-- Begin INFORMATION PROVIDED --

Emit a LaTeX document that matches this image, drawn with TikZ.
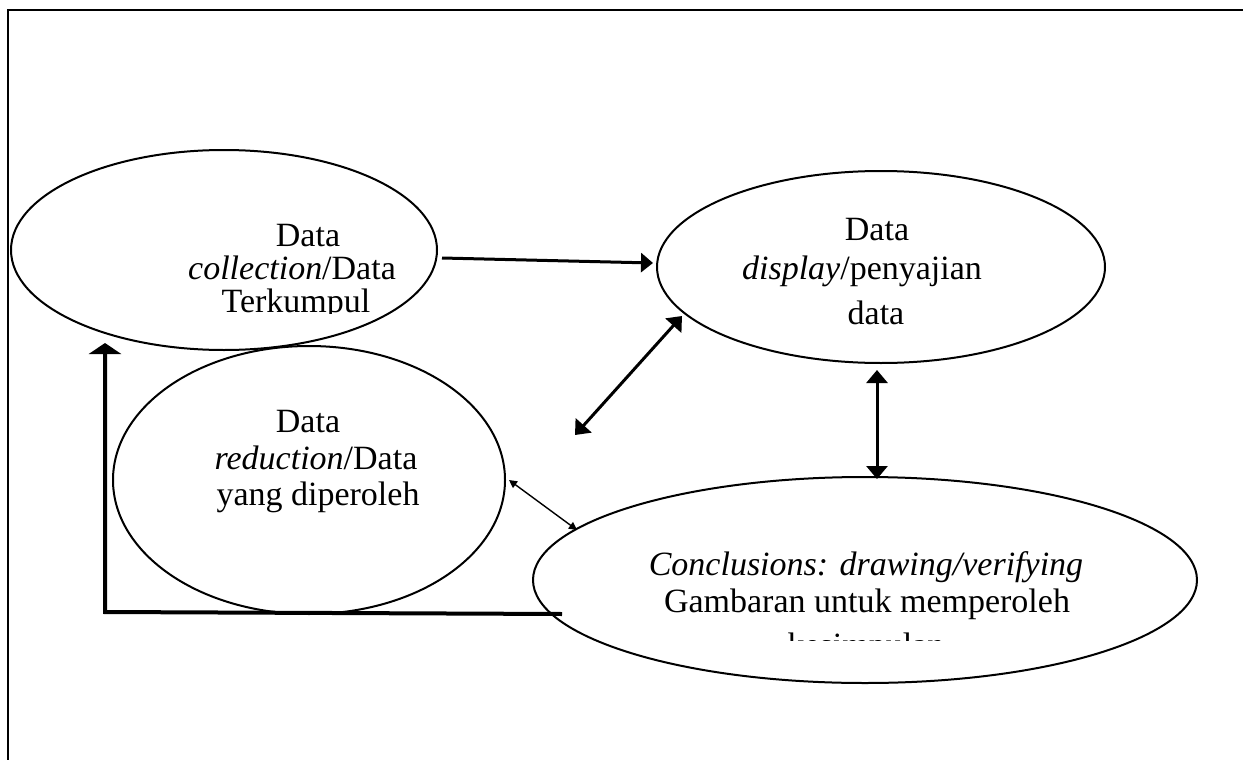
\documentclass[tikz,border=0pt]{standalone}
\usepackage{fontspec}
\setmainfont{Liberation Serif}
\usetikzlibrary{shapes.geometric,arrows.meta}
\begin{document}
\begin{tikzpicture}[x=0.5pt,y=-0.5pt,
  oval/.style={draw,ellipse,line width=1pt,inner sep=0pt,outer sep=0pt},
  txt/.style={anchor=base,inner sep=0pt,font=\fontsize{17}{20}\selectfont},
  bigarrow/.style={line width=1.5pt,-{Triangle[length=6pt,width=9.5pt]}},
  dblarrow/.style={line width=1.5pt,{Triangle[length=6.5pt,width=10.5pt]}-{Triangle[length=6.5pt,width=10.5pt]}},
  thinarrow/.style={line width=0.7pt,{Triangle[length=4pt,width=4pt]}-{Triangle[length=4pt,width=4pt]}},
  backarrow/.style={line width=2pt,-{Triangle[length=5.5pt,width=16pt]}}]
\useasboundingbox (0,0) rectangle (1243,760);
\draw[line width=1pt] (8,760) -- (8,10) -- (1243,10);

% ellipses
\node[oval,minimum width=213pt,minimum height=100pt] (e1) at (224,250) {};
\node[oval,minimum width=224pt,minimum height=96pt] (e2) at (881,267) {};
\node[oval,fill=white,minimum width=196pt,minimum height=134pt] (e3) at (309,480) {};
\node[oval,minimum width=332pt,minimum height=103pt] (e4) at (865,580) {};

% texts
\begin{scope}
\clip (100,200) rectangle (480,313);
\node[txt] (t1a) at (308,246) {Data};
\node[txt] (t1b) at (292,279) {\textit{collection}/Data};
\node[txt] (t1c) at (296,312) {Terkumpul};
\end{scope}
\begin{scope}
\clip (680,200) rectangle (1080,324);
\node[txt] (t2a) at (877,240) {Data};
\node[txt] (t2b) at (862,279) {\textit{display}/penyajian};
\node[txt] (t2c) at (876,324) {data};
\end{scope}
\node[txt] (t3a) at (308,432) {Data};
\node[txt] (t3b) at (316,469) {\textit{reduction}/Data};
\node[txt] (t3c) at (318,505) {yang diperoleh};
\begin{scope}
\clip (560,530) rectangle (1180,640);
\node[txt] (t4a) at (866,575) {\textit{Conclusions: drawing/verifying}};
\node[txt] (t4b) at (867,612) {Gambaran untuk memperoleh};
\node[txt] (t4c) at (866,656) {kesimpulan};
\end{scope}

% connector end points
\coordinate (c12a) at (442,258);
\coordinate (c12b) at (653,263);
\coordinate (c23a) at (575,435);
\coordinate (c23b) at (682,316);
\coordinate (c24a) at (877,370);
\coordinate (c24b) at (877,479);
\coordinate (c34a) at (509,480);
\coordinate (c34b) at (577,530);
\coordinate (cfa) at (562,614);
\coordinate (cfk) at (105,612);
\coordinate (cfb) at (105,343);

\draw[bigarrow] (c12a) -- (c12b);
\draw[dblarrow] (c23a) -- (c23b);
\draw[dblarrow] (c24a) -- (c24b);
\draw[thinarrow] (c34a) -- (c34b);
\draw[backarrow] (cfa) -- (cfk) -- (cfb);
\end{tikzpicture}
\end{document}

-- End INFORMATION PROVIDED --

■ EXERCISE TASK
All of the lines above should be retyped precisely, apart from the pictures.

■ RIGHT ANSWER
Emit a LaTeX document that matches this image, drawn with TikZ.
\documentclass[tikz,border=0pt]{standalone}
\usepackage{fontspec}
\setmainfont{Liberation Serif}
\usetikzlibrary{shapes.geometric,arrows.meta}
\begin{document}
\begin{tikzpicture}[x=0.5pt,y=-0.5pt,
  oval/.style={draw,ellipse,line width=1pt,inner sep=0pt,outer sep=0pt},
  txt/.style={anchor=base,inner sep=0pt,font=\fontsize{17}{20}\selectfont},
  bigarrow/.style={line width=1.5pt,-{Triangle[length=6pt,width=9.5pt]}},
  dblarrow/.style={line width=1.5pt,{Triangle[length=6.5pt,width=10.5pt]}-{Triangle[length=6.5pt,width=10.5pt]}},
  thinarrow/.style={line width=0.7pt,{Triangle[length=4pt,width=4pt]}-{Triangle[length=4pt,width=4pt]}},
  backarrow/.style={line width=2pt,-{Triangle[length=5.5pt,width=16pt]}}]
\useasboundingbox (0,0) rectangle (1243,760);
\draw[line width=1pt] (8,760) -- (8,10) -- (1243,10);

% ellipses
\node[oval,minimum width=213pt,minimum height=100pt] (e1) at (224,250) {};
\node[oval,minimum width=224pt,minimum height=96pt] (e2) at (881,267) {};
\node[oval,fill=white,minimum width=196pt,minimum height=134pt] (e3) at (309,480) {};
\node[oval,minimum width=332pt,minimum height=103pt] (e4) at (865,580) {};

% texts
\begin{scope}
\clip (100,200) rectangle (480,313);
\node[txt] (t1a) at (308,246) {Data};
\node[txt] (t1b) at (292,279) {\textit{collection}/Data};
\node[txt] (t1c) at (296,312) {Terkumpul};
\end{scope}
\begin{scope}
\clip (680,200) rectangle (1080,324);
\node[txt] (t2a) at (877,240) {Data};
\node[txt] (t2b) at (862,279) {\textit{display}/penyajian};
\node[txt] (t2c) at (876,324) {data};
\end{scope}
\node[txt] (t3a) at (308,432) {Data};
\node[txt] (t3b) at (316,469) {\textit{reduction}/Data};
\node[txt] (t3c) at (318,505) {yang diperoleh};
\begin{scope}
\clip (560,530) rectangle (1180,640);
\node[txt] (t4a) at (866,575) {\textit{Conclusions: drawing/verifying}};
\node[txt] (t4b) at (867,612) {Gambaran untuk memperoleh};
\node[txt] (t4c) at (866,656) {kesimpulan};
\end{scope}

% connector end points
\coordinate (c12a) at (442,258);
\coordinate (c12b) at (653,263);
\coordinate (c23a) at (575,435);
\coordinate (c23b) at (682,316);
\coordinate (c24a) at (877,370);
\coordinate (c24b) at (877,479);
\coordinate (c34a) at (509,480);
\coordinate (c34b) at (577,530);
\coordinate (cfa) at (562,614);
\coordinate (cfk) at (105,612);
\coordinate (cfb) at (105,343);

\draw[bigarrow] (c12a) -- (c12b);
\draw[dblarrow] (c23a) -- (c23b);
\draw[dblarrow] (c24a) -- (c24b);
\draw[thinarrow] (c34a) -- (c34b);
\draw[backarrow] (cfa) -- (cfk) -- (cfb);
\end{tikzpicture}
\end{document}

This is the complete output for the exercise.